Bottom Hardness &
Vegetation Layers
Don’t fish dead water – Make every cast count
with Genesis Edge.
They say 90% of the fish are in 10% of the waterbody. Much of the time, they’re on hard-bottom areas and in submerged vegetation. With Genesis Edge, such areas display on your GPS map, helping you find them faster, target them more efficiently and catch more and bigger fish.
Fish love hard bottoms. They feed on ‘em, breed on ‘em, follow their edges like roads. They love submerged vegetation as well, ambushing baitfish in grass flats, deep weedlines, isolated patches on breaklines and more.
With Genesis Edge, anglers can create their own private map layers that show the location, shape and depth of areas of submerged vegetation and varying bottom hardness. To get started, subscribe to Genesis Edge, then record sonar data from a compatible* fish-finder/GPS unit while “graphing” the water of most interest to you.
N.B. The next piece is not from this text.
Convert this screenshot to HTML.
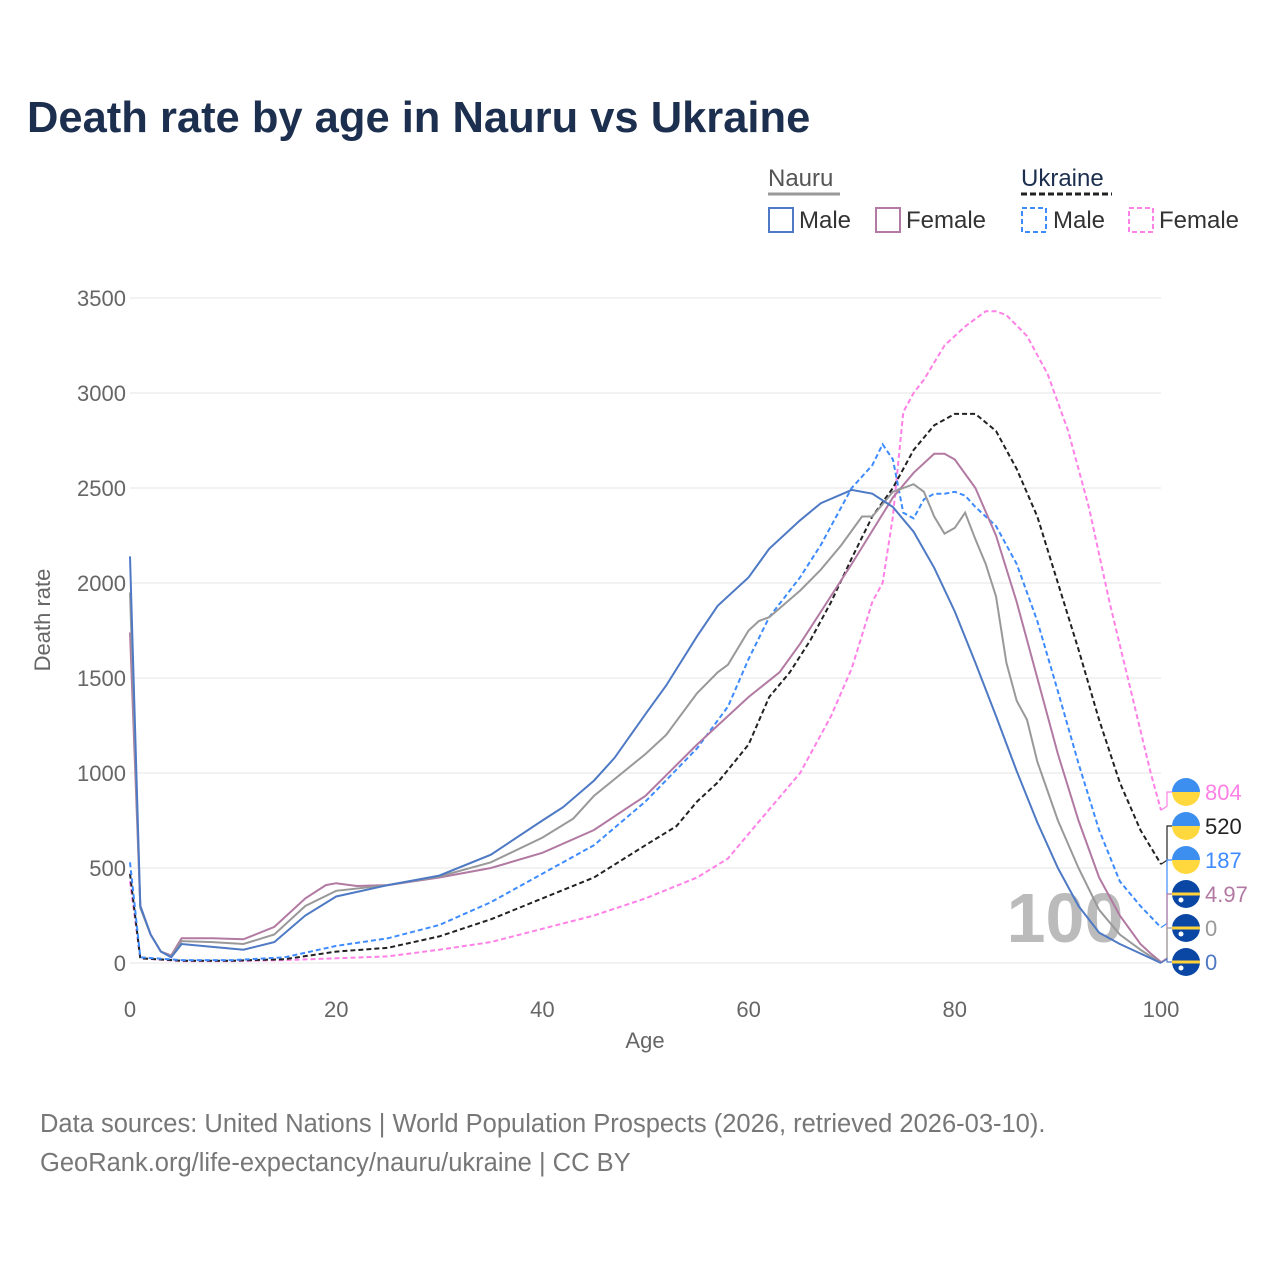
<!DOCTYPE html>
<html><head><meta charset="utf-8"><style>
body{margin:0;background:#fff;font-family:"Liberation Sans",sans-serif}
</style></head><body>
<svg id="chart" width="1280" height="1280" style="font-family:'Liberation Sans',sans-serif">
<text x="27" y="132" font-size="43.5" font-weight="bold" fill="#1c2f4e">Death rate by age in Nauru vs Ukraine</text>
<g font-size="24" fill="#333">
<text x="768" y="186" fill="#555">Nauru</text>
<line x1="768" y1="194" x2="840" y2="194" stroke="#999" stroke-width="3"/>
<text x="1021" y="186" fill="#1c2f4e">Ukraine</text>
<line x1="1021" y1="194" x2="1112" y2="194" stroke="#222" stroke-width="3" stroke-dasharray="6,3"/>
<rect x="769" y="208" width="24" height="24" fill="none" stroke="#4e79c4" stroke-width="2"/>
<text x="799" y="228">Male</text>
<rect x="876" y="208" width="24" height="24" fill="none" stroke="#b279a2" stroke-width="2"/>
<text x="906" y="228">Female</text>
<rect x="1022" y="208" width="24" height="24" fill="none" stroke="#3d8bff" stroke-width="2" stroke-dasharray="5,3"/>
<text x="1053" y="228">Male</text>
<rect x="1129" y="208" width="24" height="24" fill="none" stroke="#ff80e6" stroke-width="2" stroke-dasharray="5,3"/>
<text x="1159" y="228">Female</text>
</g>
<g id="grid"></g>
<text x="1065" y="942" font-size="70" font-weight="bold" fill="#bbb" text-anchor="middle">100</text>
<g id="series"></g>
<g id="labels"></g>
<text x="645" y="1048" font-size="22" fill="#666" text-anchor="middle">Age</text>
<text transform="translate(50,620) rotate(-90)" font-size="22" fill="#666" text-anchor="middle">Death rate</text>
<text x="40" y="1132" font-size="25.5" fill="#777">Data sources: United Nations | World Population Prospects (2026, retrieved 2026-03-10).</text>
<text x="40" y="1171" font-size="25.5" fill="#777">GeoRank.org/life-expectancy/nauru/ukraine | CC BY</text>
</svg>
<script>
const yTicks=[0,500,1000,1500,2000,2500,3000,3500];
const xTicks=[0,20,40,60,80,100];
const nmAges=[0,1,2,3,4,5,8,11,14,17,20,25,30,35,40,42,45,47,50,52,55,57,60,62,65,67,70,72,74,76,78,80,82,84,86,88,90,92,94,96,98,100];
const nmVals=[2140,300,150,60,30,100,85,70,110,250,350,410,460,570,750,820,960,1080,1310,1460,1720,1880,2030,2180,2330,2420,2490,2470,2400,2270,2080,1850,1580,1300,1010,740,500,300,160,100,50,0];
const nfAges=[0,1,2,3,4,5,8,11,14,17,19,20,22,25,30,35,40,45,50,55,60,63,65,70,74,76,78,79,80,82,84,86,88,90,92,94,96,98,99,100];
const nfVals=[1740,300,150,60,40,130,130,125,190,340,410,420,405,410,450,500,580,700,880,1150,1400,1530,1680,2100,2450,2580,2680,2680,2650,2500,2250,1900,1500,1100,750,450,250,100,50,5];
const ntAges=[0,1,2,3,4,5,8,11,14,17,20,25,30,35,40,43,45,50,52,55,57,58,60,61,62,65,67,69,71,72,74,76,77,78,79,80,81,82,83,84,85,86,87,88,90,92,94,96,98,100];
const ntVals=[1950,290,150,60,35,115,110,100,150,300,380,410,455,530,660,760,880,1100,1200,1420,1530,1570,1750,1800,1820,1960,2070,2200,2350,2350,2480,2520,2480,2350,2260,2290,2370,2230,2100,1930,1580,1380,1280,1060,750,500,280,150,70,0];
const umAges=[0,1,5,10,15,20,25,30,35,40,45,50,55,58,60,62,65,67,69,70,72,73,74,75,76,77,78,79,80,81,82,84,86,88,90,92,94,96,98,100];
const umVals=[530,30,15,15,30,90,130,200,320,470,620,850,1130,1350,1600,1820,2030,2200,2400,2500,2620,2730,2650,2370,2340,2440,2470,2470,2480,2460,2400,2300,2100,1800,1430,1050,700,430,300,187];
const utAges=[0,1,5,10,15,20,25,30,35,40,45,50,53,55,57,60,62,64,66,68,70,72,74,76,78,80,82,84,86,88,90,92,94,96,98,100];
const utVals=[470,25,12,12,20,60,80,140,230,340,450,620,720,850,950,1150,1400,1530,1700,1900,2130,2350,2500,2700,2830,2890,2890,2800,2600,2350,2000,1650,1280,950,700,520];
const ufAges=[0,1,5,10,15,20,25,30,35,40,45,50,55,58,60,65,68,70,72,73,74,75,76,77,79,81,83,84,85,87,89,91,93,95,97,99,100];
const ufVals=[430,25,10,10,15,25,35,70,110,180,250,340,450,550,680,1000,1300,1550,1900,2000,2350,2900,3000,3070,3250,3350,3430,3430,3410,3300,3100,2800,2400,1900,1450,1000,804];
const endLabels=["804","520","187","4.97","0","0"];
const NS="http://www.w3.org/2000/svg";
const X=a=>130+a*10.31, Y=v=>963-v*0.19;
function mk(t,p,at){const e=document.createElementNS(NS,t);for(const k in at)e.setAttribute(k,at[k]);p.appendChild(e);return e;}
const grid=document.getElementById('grid');
yTicks.forEach(v=>{
 const l=mk('line',grid,{x1:130,x2:1161,y1:Y(v),y2:Y(v),stroke:'#e6e6e6','stroke-width':1});
 
 
 const t=mk('text',grid,{x:126,y:Y(v)+8,'font-size':22,fill:'#666','text-anchor':'end'});
 t.textContent=v;
 
 
});
xTicks.forEach(a=>{
 const t=mk('text',grid,{x:X(a),y:1017,'font-size':22,fill:'#666','text-anchor':'middle'});
 t.textContent=a;
 
 
});
const ser=document.getElementById('series');
const defs=[
 [ufAges,ufVals,'#ff80e6','5,3','ukraine-female-line'],
 [utAges,utVals,'#222','5,3','ukraine-total-line'],
 [umAges,umVals,'#3d8bff','5,3','ukraine-male-line'],
 [nfAges,nfVals,'#b279a2',null,'nauru-female-line'],
 [ntAges,ntVals,'#999',null,'nauru-total-line'],
 [nmAges,nmVals,'#4e79c4',null,'nauru-male-line']];
const ends=[];
defs.forEach(d=>{
 const pts=d[0].map((a,i)=>X(a).toFixed(1)+','+Y(d[1][i]).toFixed(1)).join(' ');
 const at={points:pts,fill:'none',stroke:d[2],'stroke-width':2};
 if(d[3])at['stroke-dasharray']=d[3];
 const p=mk('polyline',ser,at);
 
 
 ends.push([Y(d[1][d[1].length-1]),d[2]]);
});
const lab=document.getElementById('labels');
const flags=['ua','ua','ua','nr','nr','nr'];
ends.forEach((e,i)=>{
 const ly=792+i*34;
 const c=mk('polyline',lab,{points:`1161,${e[0]} 1167,${e[0]-4} 1167,${ly} 1172,${ly}`,fill:'none',stroke:e[1],'stroke-width':1.2});
 
 
 const g=mk('g',lab,{});
 
 
 if(flags[i]=='ua'){
  mk('path',g,{d:`M1172,${ly} a14,14 0 0 1 28,0z`,fill:'#3d8fef'});
  mk('path',g,{d:`M1172,${ly} a14,14 0 0 0 28,0z`,fill:'#ffd83d'});
 }else{
  mk('circle',g,{cx:1186,cy:ly,r:14,fill:'#0a47a5'});
  mk('rect',g,{x:1172,y:ly-1.5,width:28,height:3,fill:'#ffd23a'});
  mk('circle',g,{cx:1181,cy:ly+6,r:2.5,fill:'#fff'});
 }
 const t=mk('text',lab,{x:1205,y:ly+8,'font-size':22,fill:e[1]});
 t.textContent=endLabels[i];
 
 
});
</script>
</body></html>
Upload your data to C-MAP Genesis, then download your custom map to use on the sonar unit(s) on your boat.
Bottom Hardness Layer
Many fisherman “beat the bank” because they have more confidence targeting visible shoreline cover than offshore bottom structure. Those shallow fish get pounded hard, making them harder to catch.
With a Genesis Edge bottom-hardness map, however, you can fish the bottom as confidently as you do the bank, targeting the most-productive places – classic spot-on-the-spot areas – on offshore structure like ledges, sunken islands, saddles and more.
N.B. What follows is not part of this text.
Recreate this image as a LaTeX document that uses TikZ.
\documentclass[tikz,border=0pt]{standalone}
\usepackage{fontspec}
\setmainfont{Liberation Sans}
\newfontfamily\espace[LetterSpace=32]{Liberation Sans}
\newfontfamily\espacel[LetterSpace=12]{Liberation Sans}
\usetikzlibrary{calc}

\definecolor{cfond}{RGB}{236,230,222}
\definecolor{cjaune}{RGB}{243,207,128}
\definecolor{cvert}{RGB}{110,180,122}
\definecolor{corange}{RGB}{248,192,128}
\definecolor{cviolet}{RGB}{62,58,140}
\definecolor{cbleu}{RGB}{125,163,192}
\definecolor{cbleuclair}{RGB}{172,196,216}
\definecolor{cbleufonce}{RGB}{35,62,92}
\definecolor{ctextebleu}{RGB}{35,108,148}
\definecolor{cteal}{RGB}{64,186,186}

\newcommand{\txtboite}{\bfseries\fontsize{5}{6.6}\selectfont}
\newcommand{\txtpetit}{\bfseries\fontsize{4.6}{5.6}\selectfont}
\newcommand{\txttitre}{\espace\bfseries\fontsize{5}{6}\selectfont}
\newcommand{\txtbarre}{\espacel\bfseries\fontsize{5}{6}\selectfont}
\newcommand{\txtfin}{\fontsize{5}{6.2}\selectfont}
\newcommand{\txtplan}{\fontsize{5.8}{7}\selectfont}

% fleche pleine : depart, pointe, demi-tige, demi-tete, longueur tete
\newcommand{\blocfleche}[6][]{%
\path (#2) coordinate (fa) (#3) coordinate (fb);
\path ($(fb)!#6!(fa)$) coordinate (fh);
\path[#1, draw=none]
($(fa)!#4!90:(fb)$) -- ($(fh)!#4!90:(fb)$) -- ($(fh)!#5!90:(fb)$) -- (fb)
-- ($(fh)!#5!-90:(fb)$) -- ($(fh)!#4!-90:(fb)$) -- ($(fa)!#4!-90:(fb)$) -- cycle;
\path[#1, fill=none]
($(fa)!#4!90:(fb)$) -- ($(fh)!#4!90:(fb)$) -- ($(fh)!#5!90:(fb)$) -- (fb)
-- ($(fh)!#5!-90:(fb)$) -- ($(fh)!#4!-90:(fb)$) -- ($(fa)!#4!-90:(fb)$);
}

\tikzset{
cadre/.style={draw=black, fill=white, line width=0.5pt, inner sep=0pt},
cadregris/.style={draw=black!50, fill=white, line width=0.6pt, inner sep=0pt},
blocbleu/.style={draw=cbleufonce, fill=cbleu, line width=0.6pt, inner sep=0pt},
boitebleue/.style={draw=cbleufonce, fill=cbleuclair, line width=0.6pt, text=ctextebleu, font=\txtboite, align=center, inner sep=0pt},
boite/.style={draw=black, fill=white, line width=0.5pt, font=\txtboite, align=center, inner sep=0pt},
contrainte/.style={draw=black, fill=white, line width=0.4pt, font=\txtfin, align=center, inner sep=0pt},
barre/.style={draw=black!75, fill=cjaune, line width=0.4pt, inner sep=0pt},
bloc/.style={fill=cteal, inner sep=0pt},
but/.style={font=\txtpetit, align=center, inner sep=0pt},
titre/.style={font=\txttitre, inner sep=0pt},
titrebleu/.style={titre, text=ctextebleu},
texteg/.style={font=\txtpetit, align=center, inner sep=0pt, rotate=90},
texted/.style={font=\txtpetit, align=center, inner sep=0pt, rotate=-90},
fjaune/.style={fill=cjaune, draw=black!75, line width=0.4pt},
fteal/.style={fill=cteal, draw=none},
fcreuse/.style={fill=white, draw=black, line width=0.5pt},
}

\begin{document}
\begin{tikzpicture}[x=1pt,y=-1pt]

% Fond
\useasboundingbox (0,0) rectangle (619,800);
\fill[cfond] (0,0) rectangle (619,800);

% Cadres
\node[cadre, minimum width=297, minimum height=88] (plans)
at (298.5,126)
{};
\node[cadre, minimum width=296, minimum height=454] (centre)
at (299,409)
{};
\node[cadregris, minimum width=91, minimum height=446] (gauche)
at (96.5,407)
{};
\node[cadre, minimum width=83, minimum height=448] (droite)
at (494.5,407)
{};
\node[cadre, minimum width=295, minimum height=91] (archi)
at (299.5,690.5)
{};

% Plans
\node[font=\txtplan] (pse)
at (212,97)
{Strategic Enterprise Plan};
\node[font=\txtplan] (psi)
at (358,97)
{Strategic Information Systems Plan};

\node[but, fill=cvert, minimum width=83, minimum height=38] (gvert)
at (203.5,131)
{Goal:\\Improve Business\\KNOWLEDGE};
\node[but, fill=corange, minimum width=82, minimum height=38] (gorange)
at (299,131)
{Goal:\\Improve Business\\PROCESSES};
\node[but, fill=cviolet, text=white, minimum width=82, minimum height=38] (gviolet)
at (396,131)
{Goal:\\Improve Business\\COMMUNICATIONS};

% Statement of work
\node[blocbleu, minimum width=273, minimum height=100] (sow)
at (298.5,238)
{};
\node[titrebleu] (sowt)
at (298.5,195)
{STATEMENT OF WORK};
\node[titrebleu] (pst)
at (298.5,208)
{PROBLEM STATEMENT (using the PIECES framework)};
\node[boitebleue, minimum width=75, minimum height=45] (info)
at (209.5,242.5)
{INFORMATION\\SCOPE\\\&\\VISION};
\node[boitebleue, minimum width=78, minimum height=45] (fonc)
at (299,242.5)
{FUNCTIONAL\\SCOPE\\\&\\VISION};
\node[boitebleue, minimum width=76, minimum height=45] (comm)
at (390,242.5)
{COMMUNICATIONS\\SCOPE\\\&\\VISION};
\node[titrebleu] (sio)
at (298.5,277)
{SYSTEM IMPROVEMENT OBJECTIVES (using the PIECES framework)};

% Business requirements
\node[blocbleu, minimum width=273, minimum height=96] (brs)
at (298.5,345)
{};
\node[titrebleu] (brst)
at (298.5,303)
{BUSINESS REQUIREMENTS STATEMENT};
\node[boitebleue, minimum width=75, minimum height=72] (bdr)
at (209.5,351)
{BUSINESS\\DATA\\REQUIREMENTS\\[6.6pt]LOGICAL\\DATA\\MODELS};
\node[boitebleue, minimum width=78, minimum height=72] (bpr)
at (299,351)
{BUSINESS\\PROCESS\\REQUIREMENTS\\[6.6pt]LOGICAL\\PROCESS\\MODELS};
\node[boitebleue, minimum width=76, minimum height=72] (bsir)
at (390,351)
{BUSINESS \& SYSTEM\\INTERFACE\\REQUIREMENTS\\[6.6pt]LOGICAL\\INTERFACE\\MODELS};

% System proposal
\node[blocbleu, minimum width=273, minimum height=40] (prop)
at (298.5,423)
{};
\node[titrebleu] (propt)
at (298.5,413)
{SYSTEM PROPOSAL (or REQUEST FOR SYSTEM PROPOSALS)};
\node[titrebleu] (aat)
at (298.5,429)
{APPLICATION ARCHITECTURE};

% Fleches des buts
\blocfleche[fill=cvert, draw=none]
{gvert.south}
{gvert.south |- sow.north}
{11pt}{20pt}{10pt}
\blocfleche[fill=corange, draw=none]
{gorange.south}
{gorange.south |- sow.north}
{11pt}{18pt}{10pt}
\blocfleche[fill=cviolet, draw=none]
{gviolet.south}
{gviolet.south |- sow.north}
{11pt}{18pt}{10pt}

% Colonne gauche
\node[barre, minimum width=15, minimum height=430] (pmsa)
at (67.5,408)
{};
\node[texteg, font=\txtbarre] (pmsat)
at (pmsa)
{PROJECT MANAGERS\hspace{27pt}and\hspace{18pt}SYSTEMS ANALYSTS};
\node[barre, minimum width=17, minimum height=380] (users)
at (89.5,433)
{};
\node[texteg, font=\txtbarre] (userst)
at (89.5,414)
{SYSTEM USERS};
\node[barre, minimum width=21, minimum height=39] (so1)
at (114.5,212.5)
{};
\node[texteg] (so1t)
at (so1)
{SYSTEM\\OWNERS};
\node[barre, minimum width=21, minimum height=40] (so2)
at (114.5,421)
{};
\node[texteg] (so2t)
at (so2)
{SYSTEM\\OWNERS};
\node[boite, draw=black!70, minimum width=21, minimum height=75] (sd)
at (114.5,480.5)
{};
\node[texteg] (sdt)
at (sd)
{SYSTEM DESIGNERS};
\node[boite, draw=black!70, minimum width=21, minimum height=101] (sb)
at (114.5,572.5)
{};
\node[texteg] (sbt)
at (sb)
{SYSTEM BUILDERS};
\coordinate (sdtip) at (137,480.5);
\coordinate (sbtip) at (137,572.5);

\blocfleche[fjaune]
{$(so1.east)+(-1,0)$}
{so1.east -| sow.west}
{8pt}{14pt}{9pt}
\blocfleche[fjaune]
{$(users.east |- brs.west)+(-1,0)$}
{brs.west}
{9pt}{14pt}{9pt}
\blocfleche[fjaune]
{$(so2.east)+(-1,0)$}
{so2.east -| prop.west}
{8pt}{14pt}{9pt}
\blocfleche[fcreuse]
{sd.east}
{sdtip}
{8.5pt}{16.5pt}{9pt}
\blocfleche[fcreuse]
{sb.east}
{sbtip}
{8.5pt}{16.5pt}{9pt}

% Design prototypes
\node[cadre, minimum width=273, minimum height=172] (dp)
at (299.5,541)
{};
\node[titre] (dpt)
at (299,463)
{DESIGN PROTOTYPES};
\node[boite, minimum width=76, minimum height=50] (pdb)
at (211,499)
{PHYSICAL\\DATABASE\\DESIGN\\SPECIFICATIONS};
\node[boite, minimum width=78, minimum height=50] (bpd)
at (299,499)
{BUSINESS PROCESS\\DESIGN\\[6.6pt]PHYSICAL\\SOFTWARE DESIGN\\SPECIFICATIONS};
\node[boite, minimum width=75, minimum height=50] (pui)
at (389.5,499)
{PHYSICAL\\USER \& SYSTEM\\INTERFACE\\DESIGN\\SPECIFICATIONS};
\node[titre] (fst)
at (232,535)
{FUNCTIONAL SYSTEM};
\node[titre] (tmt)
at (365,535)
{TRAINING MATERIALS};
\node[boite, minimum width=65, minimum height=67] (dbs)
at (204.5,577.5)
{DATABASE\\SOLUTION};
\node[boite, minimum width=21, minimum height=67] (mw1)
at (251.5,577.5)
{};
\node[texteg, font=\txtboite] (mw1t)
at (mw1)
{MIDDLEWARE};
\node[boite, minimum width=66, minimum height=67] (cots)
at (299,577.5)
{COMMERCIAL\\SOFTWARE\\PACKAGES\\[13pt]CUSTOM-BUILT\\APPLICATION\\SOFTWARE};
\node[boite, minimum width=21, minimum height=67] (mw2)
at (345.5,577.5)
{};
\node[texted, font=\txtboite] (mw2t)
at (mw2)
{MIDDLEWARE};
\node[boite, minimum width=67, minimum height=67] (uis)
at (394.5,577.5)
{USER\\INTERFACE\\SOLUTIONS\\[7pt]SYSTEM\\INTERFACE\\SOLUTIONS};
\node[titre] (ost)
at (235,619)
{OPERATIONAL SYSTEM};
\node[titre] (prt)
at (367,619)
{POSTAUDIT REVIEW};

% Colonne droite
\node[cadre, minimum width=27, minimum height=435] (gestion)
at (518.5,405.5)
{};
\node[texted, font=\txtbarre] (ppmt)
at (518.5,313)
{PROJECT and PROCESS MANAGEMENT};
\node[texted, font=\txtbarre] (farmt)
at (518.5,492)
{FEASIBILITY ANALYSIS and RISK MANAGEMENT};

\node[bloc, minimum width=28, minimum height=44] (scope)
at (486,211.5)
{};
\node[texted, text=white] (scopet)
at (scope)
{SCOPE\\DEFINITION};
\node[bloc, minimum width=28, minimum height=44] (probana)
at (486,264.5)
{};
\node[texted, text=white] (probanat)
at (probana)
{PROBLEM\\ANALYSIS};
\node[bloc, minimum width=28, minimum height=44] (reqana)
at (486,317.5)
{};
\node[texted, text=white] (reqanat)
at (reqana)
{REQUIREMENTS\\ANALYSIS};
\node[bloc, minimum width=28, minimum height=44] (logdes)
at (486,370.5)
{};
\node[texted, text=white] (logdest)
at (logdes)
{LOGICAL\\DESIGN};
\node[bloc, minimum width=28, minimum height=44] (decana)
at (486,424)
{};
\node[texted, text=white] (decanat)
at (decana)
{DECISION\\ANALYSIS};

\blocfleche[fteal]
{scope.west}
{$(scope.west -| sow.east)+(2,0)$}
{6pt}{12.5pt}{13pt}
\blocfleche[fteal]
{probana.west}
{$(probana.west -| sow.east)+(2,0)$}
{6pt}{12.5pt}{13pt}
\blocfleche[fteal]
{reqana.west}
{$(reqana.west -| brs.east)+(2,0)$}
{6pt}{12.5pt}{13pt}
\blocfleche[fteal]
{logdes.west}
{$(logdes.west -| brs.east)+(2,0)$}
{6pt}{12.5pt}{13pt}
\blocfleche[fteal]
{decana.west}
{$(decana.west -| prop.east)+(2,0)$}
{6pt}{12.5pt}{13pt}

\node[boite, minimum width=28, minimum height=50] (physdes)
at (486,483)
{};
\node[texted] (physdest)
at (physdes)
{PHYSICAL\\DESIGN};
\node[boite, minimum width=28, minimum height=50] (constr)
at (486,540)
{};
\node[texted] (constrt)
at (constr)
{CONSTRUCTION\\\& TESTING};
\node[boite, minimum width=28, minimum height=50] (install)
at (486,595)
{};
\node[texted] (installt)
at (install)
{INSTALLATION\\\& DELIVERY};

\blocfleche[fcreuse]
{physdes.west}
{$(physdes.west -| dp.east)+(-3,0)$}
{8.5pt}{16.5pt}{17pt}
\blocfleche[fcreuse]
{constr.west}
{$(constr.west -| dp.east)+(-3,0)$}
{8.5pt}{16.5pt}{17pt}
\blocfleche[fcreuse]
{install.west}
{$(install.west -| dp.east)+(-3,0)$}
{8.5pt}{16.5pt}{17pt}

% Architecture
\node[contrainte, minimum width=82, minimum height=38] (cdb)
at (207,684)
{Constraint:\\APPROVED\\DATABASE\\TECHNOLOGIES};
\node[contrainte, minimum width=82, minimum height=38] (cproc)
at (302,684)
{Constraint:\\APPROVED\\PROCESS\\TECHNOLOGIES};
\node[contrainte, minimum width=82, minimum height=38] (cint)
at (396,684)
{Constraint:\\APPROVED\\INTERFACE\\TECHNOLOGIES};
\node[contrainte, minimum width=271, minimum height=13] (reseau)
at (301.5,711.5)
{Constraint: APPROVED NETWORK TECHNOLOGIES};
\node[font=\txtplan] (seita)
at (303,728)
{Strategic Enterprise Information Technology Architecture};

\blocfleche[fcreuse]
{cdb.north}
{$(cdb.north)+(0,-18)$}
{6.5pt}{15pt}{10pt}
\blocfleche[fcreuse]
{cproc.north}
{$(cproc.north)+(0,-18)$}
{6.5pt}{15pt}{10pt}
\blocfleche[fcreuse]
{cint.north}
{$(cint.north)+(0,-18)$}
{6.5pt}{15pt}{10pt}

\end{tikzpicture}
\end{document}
Genesis Edge makes such areas stick out like “Fish Here!” signs on your map. It overlays onto your contour lines a color-coded representation of the size, shape and location of areas of different bottom hardness: dark orange areas show the hardest bottom; a lighter orange indicates the next-hardest bottom; tan is the next-hardest bottom; and pale yellow shows the softest-bottom areas.
To catch more and bigger fish, avoid dead water and target transition edges on break-lines between harder and softer bottoms and the harder sections of points, humps, inside turns and more.
Submerged Vegetation Layer
It’s no secret that big fish ambush baitfish in submerged vegetation. What’s not always known however, is where the good green stuff is, and what areas within it likely hold the most fish. In most weather and water conditions, submerged vegetation is not visible to the naked eye, so you have to go searching for it. And even when you see a patch on your sonar screen, you won’t know its full size, shape or thickness.
Genesis Edge’s vegetation layer, however, shows fish-holding holes in vast grass flats, depicts fish-populated points and inside-turns on deep weedlines, and more. Atop your blue-scaled contour map, it places bright-green overlays the size and shape of areas of submerged vegetation, making it as easy to see the best places to cast as when you’re throwing to visible cover like docks and laydowns.
* Most modern Lowrance, Simrad and B&G sonar/GPS units can display C-MAP Genesis and Social Map charts as well as record sonar log files.